The only arguments for circumcision I'm hearing are:
-aesthetic preference, which should be left until a person is older and can make the decision on their own;
-hygiene, which I would suggest the solution is education on cleanliness, not needless surgery which reduces sexual pleasure;
-transmission of STI, and this is the big stick advocates claim is irrefutable, however what is always overlooked with that argument is that it's not little kids transmitting STI's. If you're a parent and an advocate for circumcision on the basis of STI transmission, maybe talk to your child about circumcision around the time they're becoming sexually active, and let them decide. However the reality is that, while yes, there is greater STI transmission ,that is mostly related to bleeding that sometimes occurs, and where there is blood involved of course transmission increases.
There is also greater STI transmission rates with anal sex, for exactly the same reason: bleeding. In Texas, where there is a large religious contingent, anal sex is illegal, period. It used to be illegal throughout Canada as well, referred to as "

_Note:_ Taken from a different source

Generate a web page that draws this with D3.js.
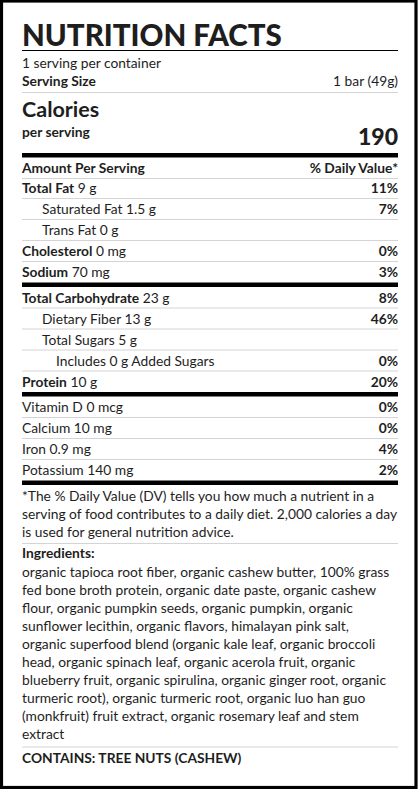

Buggery", until that law was struck down in 1988. This done in spite of the fact that anal sex has higher transmission of STI's (spurning empiricism?). Why? Because Rights. If two people want to have anal sex, that's their business. If folks want to enjoy their foreskin and all the nerves it contains, in spite of a Muslim family or parents concerned of STI transmission, that is their business. Stealing that choice from them at birth is why it's harm.
TL;DR Circumcision is needless and harmful. While circumcision can reduce transmission during unprotected intercourse where one person has an STI, so does using condoms except when in a monogamous relationship where both parties are properly and regularly tested. I'd choose that 10/10, over a surgery that cuts off nerves which would otherwise provide sexual pleasure (harm), but everyone should at least have the right to make that choice themselves.